Investors ignore climate change risks at their own peril, according to Dustyn Lanz, CEO of the Responsible Investment Association (RIA) which promotes investments that incorporate environmental, social and governance factors.
“Prudent investors should always be mindful of big changes that are happening in the market, and climate change is one of the biggest drivers of change in the world economy today,” Lanz says.
As Lanz explains, climate-related financial risks fall into three categories: physical risks such as floods and wildfires, transition risks that result from an adjustment toward a low-carbon economy, and liability risks that come from people seeking compensation for losses they suffered as a result of climate change.
“Prudent investors should always be mindful of big changes that are happening in the market, and climate change is one of the biggest drivers of change in the world economy today."
While the concept of “climate risk” may seem abstract, it’s easy to see how these risks might apply to your portfolio. What happens to oil and gas company stock prices when governments, as some have already done, start pricing in carbon emissions? How will insurance companies fare when the global temperature is 2 degrees higher and they have no reliable data for weather patterns?
What about the liability issues that come from people seeking compensation from losses suffered as a result of climate change? As Lanz points out, “New York is already suing Exxon Mobil, claiming the company misled shareholders about how climate change could impact its business.”
“It would be reckless for an investor to ignore these issues,” Lanz says. “There are a wide range of financial risks for investors to consider.”
The Financial Stability Board, an international body, established the Task Force on Climate-related Financial Disclosures in 2015 to push companies to voluntarily disclose the issues they are likely to have in a warmer world so that investors can attempt to protect themselves by choosing businesses who are taking action to minimize that risk.
Based on these disclosures, some of the largest and most sophisticated institutional investors are already taking action on climate change. The second-largest pension fund in Canada, the Caisse de dépôt et placement du Québec, for example, plans to reduce the carbon intensity of its portfolio by 25 percent by 2025 and plans to invest $8 billion in renewable energy over the next three years and boost its low carbon investments by 50 percent. Other major institutional asset owners — such as BCI, AIMCo., OPTrust, Bâtirente, and the Ontario Teachers’ Pension Plan — are also making climate change a priority.
Lanz observes concern about climate risk among retail investors too. The 2018 RIA Investor Opinion Survey found that 81% of Canadian retail investors are concerned about climate change and the environment. And about three-quarters believe it’s likely that climate change will create risks for the global economy within five years.

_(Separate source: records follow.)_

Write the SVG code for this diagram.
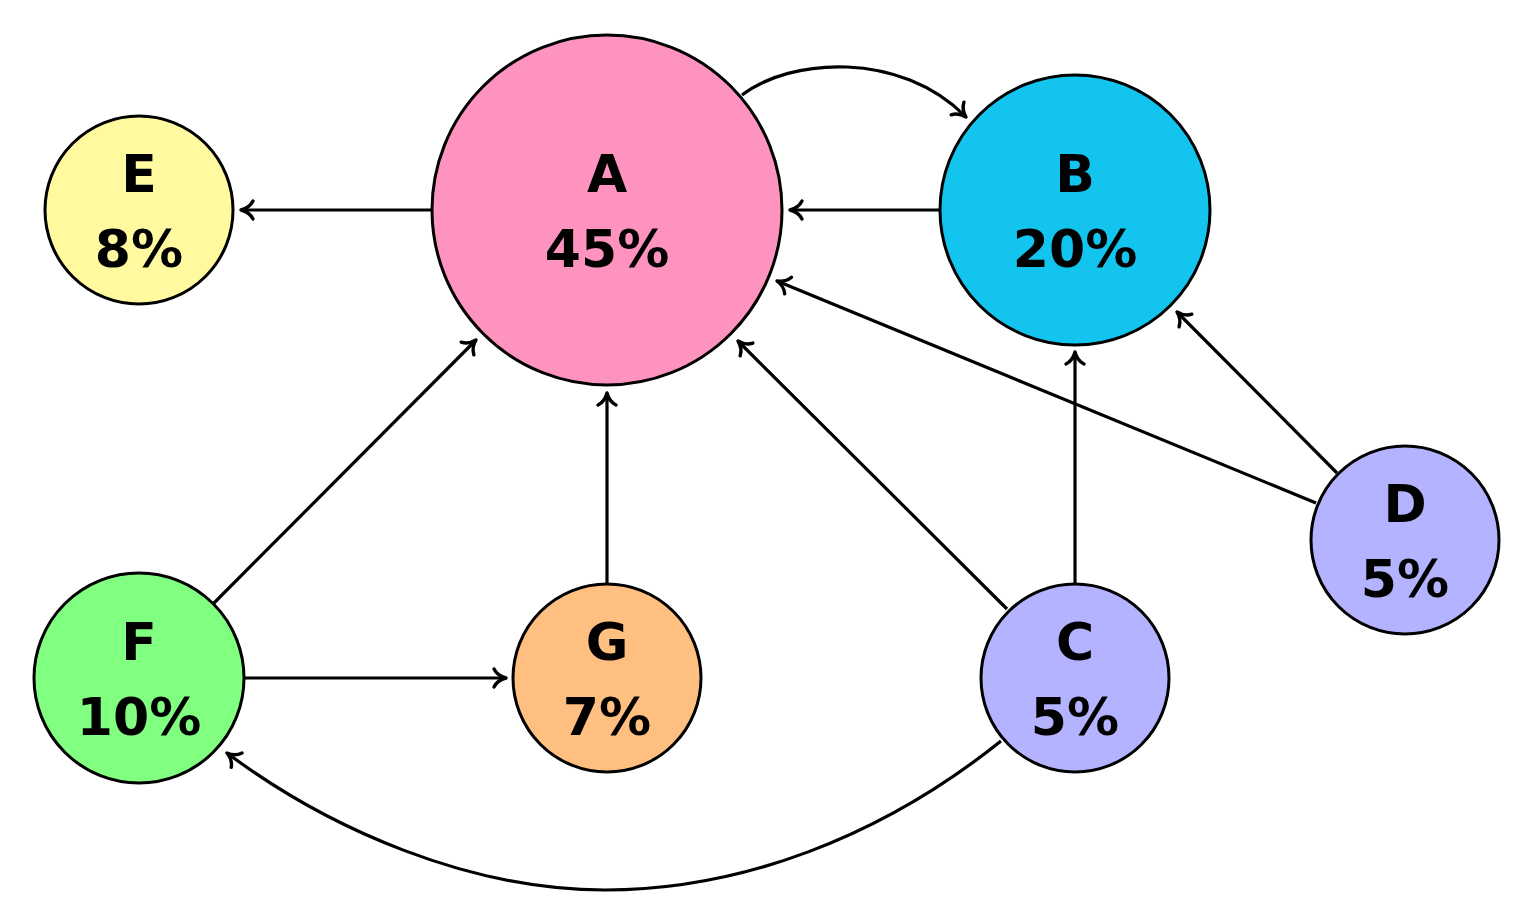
<svg xmlns="http://www.w3.org/2000/svg" width="1524" height="924" viewBox="0 0 1524 924">
<defs>
<marker id="arr" markerUnits="userSpaceOnUse" markerWidth="28" markerHeight="28" viewBox="-14 -14 28 28" refX="0" refY="0" orient="auto" overflow="visible">
<path d="M-12,-9 C-9.5,-4 -4,-1 0,0 C-4,1 -9.5,4 -12,9" fill="none" stroke="#000" stroke-width="3.4" stroke-linecap="round" stroke-linejoin="round"/>
</marker>
<style>
.n{stroke:#000;stroke-width:3}
.t{font-family:"DejaVu Sans",sans-serif;font-weight:bold;font-size:52px;text-anchor:middle;fill:#000}
.e{fill:none;stroke:#000;stroke-width:3.2;marker-end:url(#arr)}
</style>
</defs>
<rect width="1524" height="924" fill="#fff"/>
<g id="connectors">
<path class="e" d="M742,95 C790,58 900,50 966,117"/>
<path class="e" d="M940,210 L790,210"/>
<path class="e" d="M432,210 L241,210"/>
<path class="e" d="M1316,503 L777,281"/>
<path class="e" d="M1337,473 L1177,312"/>
<path class="e" d="M1007,609 L738,341"/>
<path class="e" d="M1075,583 L1075,352"/>
<path class="e" d="M607,583 L607,393"/>
<path class="e" d="M214,603 L476,340"/>
<path class="e" d="M244,678 L506,678"/>
<path class="e" d="M1001,741 C880,838 740,890 605,890 C470,890 330,830 227,753"/>
</g>
<g id="A"><circle class="n" cx="607" cy="210" r="175" fill="#FF93BF"/><text class="t" x="607" y="192">A</text><text class="t" x="607" y="267">45%</text></g>
<g id="B"><circle class="n" cx="1075" cy="210" r="135" fill="#12C4EE"/><text class="t" x="1075" y="192">B</text><text class="t" x="1075" y="267">20%</text></g>
<g id="E"><circle class="n" cx="139" cy="210" r="94" fill="#FFFAA0"/><text class="t" x="139" y="192">E</text><text class="t" x="139" y="267">8%</text></g>
<g id="F"><circle class="n" cx="139" cy="678" r="105" fill="#80FF80"/><text class="t" x="139" y="660">F</text><text class="t" x="139" y="735">10%</text></g>
<g id="G"><circle class="n" cx="607" cy="678" r="94" fill="#FFBF80"/><text class="t" x="607" y="660">G</text><text class="t" x="607" y="735">7%</text></g>
<g id="C"><circle class="n" cx="1075" cy="678" r="94" fill="#B3B3FF"/><text class="t" x="1075" y="660">C</text><text class="t" x="1075" y="735">5%</text></g>
<g id="D"><circle class="n" cx="1405" cy="540" r="94" fill="#B3B3FF"/><text class="t" x="1405" y="522">D</text><text class="t" x="1405" y="597">5%</text></g>
</svg>
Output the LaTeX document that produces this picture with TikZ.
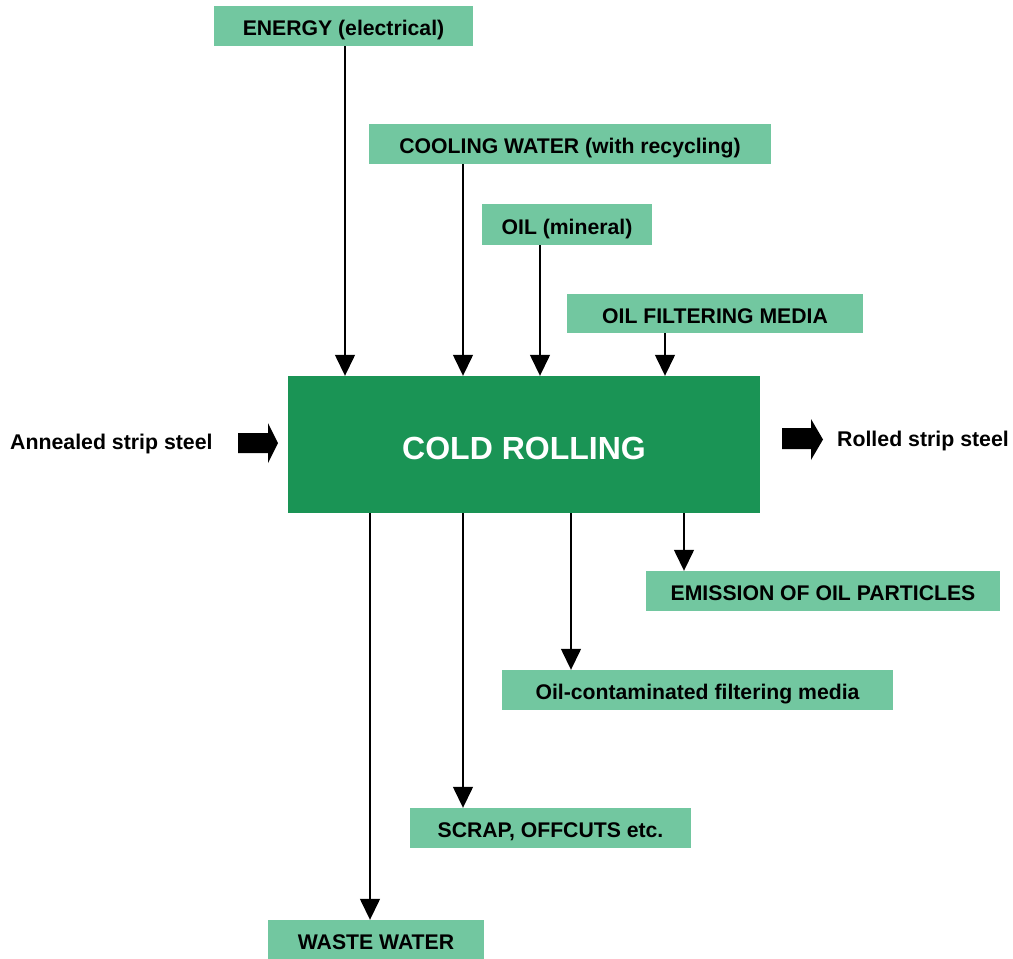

"What’s missing is the knowledge about green or responsible investment options, which highlights an opportunity for financial services providers to present these options to their clients."
“What’s missing is the knowledge about green or responsible investment options, which highlights an opportunity for financial services providers to present these options to their clients,” says Lanz who recommends talking to a financial services provider as a first step.
“I think a lot of retail investors are intimated to have these discussions, but it’s your money and you’re in the driver’s seat. If you are concerned about climate risks, tell them. If you want to invest in green companies or green bonds, tell them,” Lanz says.”If they’re unwilling to listen or can’t answer your questions, then it might be time to find a different advisor.”
Lanz and his team are working hard to educate advisors about issues such as these. While there is still progress to be made, nearly 400 advisors have earned one of the RIA’s financial designations, signalling that there is indeed a growing awareness of risks and opportunities related to environmental, social and governance (ESG) issues. For investors looking for a new advisor or products, a good place to start is the RIA’s recently launched RI Marketplace which includes a directory of responsible investment advisors and investment products that can be filtered by various ESG screens and strategies. For example, you can select “Impact Investments” and find information about CoPower Green Bonds and other high-impact investments.
“If you are concerned about climate risks, tell your advisor. If you want to invest in green companies or green bonds, tell them."
Some investors and advisors may also be hesitant because they mistakenly believe that a fund that incorporates environmental factors are going to be less profitable. That’s just not true -- in fact, the data says just the opposite:
A 2012 paper by professors at Harvard and London Business School compared 180 US companies and found that corporations that voluntarily adopted sustainability policies by 1993 significantly outperformed their counterparts over two decades — investing $1 in the beginning of 1993 in a value-weighted portfolio of high sustainability companies would have grown to $22.6 by the end of 2010 but only $15.4 in a low-sustainability portfolio.
In Canada, a 2015 Carleton University study examined 32 socially responsible Canadian mutual funds and found that they outperformed their respective benchmarks around 63 percent of the time, and had more downside protection.
So in the long-term, companies that take into account the risk of climate change are the ones that are going to be prepared -- and profitable.